En 2020, 59 % des protestants appuient Trump grâce à la mobilisation des évangéliques blancs qui l’épaulent à la hauteur de 84 %. Par rapport à 2016, le vote des protestants mainline blancs ne bouge pas (57 %). Joe Biden, catholique pratiquant, réussit à sauver les meubles en ralliant 49 % des catholiques, à peine moins que les 50 % de pro-Trump. Aussi, Biden conserve 40 % des protestants au sein desquels les Afro-Américains comptent pour beaucoup.

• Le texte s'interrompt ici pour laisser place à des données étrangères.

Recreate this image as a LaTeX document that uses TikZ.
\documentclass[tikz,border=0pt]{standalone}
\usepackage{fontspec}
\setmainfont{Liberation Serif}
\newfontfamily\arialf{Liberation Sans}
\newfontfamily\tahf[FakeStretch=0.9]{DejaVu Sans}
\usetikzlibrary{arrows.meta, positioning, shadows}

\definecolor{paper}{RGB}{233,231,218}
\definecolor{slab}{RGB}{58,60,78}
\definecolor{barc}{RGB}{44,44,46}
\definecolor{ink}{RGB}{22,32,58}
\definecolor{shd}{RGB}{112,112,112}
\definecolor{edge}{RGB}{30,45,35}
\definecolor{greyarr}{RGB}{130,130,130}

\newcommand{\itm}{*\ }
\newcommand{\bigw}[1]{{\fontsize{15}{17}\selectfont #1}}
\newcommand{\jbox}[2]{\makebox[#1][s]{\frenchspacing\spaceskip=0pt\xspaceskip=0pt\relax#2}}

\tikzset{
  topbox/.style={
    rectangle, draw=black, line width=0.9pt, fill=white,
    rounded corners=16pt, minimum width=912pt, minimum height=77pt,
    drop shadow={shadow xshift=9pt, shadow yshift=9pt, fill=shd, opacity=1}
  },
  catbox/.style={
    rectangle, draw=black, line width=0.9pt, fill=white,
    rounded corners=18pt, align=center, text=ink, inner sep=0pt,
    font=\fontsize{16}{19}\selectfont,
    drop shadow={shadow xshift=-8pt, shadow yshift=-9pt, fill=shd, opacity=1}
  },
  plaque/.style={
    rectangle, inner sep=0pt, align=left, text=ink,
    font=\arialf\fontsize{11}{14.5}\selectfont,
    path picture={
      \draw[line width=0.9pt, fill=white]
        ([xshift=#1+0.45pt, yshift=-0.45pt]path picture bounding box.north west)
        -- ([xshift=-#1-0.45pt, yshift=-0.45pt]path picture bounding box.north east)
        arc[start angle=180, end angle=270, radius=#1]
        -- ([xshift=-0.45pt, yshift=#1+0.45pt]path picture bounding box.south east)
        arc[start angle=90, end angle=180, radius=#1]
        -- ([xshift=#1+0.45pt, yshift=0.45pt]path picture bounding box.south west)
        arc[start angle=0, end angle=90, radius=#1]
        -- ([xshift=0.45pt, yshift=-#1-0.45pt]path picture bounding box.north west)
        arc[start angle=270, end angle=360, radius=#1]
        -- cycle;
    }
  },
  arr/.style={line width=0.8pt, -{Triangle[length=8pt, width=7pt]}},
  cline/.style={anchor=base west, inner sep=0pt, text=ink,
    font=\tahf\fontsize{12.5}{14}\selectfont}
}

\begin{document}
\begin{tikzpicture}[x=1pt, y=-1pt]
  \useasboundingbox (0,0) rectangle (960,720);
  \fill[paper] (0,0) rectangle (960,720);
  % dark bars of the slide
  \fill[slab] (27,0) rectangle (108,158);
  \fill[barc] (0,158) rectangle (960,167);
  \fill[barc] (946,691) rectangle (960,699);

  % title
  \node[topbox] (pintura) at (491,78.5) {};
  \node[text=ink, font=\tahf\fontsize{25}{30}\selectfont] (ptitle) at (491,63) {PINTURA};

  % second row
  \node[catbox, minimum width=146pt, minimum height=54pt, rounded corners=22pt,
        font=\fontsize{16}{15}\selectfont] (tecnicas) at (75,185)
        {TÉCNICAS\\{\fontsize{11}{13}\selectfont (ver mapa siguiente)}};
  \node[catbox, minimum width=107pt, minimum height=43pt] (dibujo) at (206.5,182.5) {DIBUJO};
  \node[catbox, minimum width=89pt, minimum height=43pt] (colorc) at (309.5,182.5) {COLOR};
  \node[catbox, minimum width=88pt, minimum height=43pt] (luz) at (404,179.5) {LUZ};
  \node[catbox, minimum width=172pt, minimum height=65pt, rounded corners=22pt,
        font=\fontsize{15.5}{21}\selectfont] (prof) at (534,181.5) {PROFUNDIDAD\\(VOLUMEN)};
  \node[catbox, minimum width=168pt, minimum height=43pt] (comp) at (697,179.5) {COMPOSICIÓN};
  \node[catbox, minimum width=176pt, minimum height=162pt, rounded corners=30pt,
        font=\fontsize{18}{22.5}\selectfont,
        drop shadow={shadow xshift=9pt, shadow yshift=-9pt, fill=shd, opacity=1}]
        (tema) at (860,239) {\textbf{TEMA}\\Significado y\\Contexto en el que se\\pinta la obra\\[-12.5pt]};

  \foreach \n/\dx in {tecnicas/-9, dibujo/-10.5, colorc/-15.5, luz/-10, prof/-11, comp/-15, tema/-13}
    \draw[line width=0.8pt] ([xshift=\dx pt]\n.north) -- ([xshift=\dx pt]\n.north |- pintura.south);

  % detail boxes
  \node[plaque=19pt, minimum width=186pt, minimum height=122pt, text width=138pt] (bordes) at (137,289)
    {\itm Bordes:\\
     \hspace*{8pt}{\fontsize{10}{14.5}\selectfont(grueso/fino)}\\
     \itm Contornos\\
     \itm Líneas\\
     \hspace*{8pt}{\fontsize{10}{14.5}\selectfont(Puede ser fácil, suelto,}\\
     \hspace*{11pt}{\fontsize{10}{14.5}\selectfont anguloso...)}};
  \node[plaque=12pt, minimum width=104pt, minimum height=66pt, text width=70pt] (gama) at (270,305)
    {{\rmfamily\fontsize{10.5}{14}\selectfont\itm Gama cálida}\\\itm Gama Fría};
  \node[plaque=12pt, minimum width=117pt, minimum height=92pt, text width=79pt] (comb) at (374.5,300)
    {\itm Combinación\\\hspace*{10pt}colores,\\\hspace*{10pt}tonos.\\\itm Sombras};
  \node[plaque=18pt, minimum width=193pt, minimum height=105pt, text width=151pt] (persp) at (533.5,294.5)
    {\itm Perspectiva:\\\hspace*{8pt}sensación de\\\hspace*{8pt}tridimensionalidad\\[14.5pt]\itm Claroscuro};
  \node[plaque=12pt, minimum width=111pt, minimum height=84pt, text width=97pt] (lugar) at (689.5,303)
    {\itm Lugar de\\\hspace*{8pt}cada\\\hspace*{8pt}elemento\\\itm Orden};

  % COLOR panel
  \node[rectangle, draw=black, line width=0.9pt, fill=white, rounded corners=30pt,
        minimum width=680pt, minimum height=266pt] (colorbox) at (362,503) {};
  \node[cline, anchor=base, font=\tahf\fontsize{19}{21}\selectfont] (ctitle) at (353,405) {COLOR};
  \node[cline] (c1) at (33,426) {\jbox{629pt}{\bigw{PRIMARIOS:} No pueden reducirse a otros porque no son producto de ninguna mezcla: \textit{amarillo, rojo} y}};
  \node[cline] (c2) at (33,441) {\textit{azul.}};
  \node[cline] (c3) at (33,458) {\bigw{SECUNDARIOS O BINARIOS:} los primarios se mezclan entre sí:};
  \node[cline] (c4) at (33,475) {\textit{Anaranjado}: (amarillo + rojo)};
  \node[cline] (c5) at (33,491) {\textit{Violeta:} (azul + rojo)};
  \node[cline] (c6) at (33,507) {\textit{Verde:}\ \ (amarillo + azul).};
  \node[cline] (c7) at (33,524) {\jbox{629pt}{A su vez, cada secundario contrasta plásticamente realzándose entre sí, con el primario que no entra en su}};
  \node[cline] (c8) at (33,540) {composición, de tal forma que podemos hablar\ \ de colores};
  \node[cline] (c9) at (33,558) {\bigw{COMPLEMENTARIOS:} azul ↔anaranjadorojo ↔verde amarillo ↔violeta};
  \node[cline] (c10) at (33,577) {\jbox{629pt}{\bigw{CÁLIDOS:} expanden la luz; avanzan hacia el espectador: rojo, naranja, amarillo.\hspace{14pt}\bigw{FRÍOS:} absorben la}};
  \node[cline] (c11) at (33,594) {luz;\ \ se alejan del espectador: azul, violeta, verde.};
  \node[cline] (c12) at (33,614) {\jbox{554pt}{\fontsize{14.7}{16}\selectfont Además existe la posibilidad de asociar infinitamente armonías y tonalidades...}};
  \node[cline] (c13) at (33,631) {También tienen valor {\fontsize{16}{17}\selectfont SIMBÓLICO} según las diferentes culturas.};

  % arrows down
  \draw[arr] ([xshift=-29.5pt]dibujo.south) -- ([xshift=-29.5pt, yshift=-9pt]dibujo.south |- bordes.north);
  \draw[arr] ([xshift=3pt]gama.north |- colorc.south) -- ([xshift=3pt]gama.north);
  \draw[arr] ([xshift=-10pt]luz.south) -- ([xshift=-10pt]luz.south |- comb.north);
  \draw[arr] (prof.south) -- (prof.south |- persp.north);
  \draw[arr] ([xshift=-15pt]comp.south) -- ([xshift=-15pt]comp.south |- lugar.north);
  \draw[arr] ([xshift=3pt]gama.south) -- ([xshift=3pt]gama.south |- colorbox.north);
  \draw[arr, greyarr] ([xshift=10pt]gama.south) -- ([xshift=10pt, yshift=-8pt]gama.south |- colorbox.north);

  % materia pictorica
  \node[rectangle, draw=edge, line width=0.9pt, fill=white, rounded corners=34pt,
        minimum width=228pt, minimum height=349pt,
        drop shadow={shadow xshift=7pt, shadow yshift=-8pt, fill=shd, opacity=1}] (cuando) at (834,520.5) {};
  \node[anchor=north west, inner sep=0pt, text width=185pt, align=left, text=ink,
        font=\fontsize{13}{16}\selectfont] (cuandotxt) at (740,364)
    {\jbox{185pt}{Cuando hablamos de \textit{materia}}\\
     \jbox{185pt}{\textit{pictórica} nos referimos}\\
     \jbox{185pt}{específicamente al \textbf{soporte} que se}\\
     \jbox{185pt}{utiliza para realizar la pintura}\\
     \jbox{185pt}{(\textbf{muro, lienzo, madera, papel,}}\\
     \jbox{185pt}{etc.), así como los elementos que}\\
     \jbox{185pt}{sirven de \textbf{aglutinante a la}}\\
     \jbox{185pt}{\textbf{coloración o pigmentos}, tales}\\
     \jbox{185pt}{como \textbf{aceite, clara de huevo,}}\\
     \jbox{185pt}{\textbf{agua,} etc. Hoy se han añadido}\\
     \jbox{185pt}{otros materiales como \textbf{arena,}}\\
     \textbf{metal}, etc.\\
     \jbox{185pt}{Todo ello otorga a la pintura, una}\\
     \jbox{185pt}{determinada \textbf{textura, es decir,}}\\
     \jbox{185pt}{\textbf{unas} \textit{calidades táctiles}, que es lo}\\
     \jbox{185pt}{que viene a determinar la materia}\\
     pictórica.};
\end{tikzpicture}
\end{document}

En effet, les non affiliés changent la donne, car 71 % d’entre eux rejoignent Biden. C’est six points de plus que pour Clinton. La victoire démocrate est faite d’appuis plus diversifiés.
Ce qui bouge
D’ordinaire, les questions proprement religieuses ne sont pas à l’avant-scène lors des campagnes présidentielles. Le coût de la vie, la santé, l’accès à du logement abordable et la sécurité sont actuellement les préoccupations les plus souvent évoquées.
Cependant, l’invalidation de l’arrêt Roe contre Wade par la Cour suprême, en 2022, aura fait du droit à l’avortement un enjeu électoral. Si Trump s’est fidélisé la droite religieuse, le parti républicain s’en trouve électoralement fragilisé puisque, selon les enquêtes du PRRI et de Pew publiées en mai 2024, la majorité des populations religieuses, chrétiennes et non chrétiennes, se disent en faveur de ce droit. Seuls font exception la majorité des évangéliques blancs et quelques autres groupes.

En regard des sensibilités politiques des groupes ethnoreligieux, le déclin numérique des évangéliques, la montée des non affiliés et la croissance démographique des Hispaniques posent des défis aux stratèges politiques et aux chercheurs – surtout que les choix individuels semblent moins automatiques qu’auparavant.
Depuis quelque temps, certains mormons se sont éloignés de Trump. Biden a perdu des plumes dans quelques communautés ethniques (Afro-Américains, Latinos, autochtones). Quelques Hispaniques se sont tournés vers Robert Kennedy jr.
Traditionnellement polarisés au profit du parti républicain, les évangéliques blancs constituent toujours une force politique, en cela aidée par ses leaders médiatisés. En même temps, les protestants afro-américains et une kyrielle de petits groupes non chrétiens sont tout autant polarisés en faveur du parti démocrate. C’est sans compter les non affiliés.
Par contraste, bien que les candidats présidentiels républicains soient appuyés par la majorité des protestants mainline blancs ainsi que par la majorité des catholiques depuis 2016, ces deux mondes demeurent les plus partagés politiquement. C’est de plus en plus le cas des Hispaniques. Ces électorats sont donc stratégiques.
Aussi, le vote des musulmans, des juifs ou des autochtones pourrait créer localement des surprises. Tous ces éléments sont susceptibles de troubler la ligne de partage habituelle entre les identités partisanes.
Pour l’heure
Après un match revanche Biden-Trump annulé, un passage de relais de Biden à Harris et un ralliement de Kennedy à Trump, la nouvelle campagne causera-t-elle un rebrassage des cartes ethnoreligieuses ?
Dans un contexte où le vote des femmes et des hommes s’est polarisé, le récent sondage de Pew montre que les inclinaisons politiques des groupes ethnoreligieux ont très peu bougé depuis le printemps où Biden ressortait affaibli. Harris a regagné un bon nombre de protestants noirs et surtout de catholiques hispaniques. La majorité (52 %) des catholiques demeurent pro-Trump avec un écart qui se resserre. Par contre, le sondage EWTN News/Real Clear indique que la moitié (50 %) des catholiques penchent du côté de Harris.
À l’heure où chaque suffrage compte, les moindres changements dans les inclinaisons partisanes ou dans les taux de mobilisation des groupes ethniques et religieux peuvent jouer un rôle inopiné dans plusieurs États clés.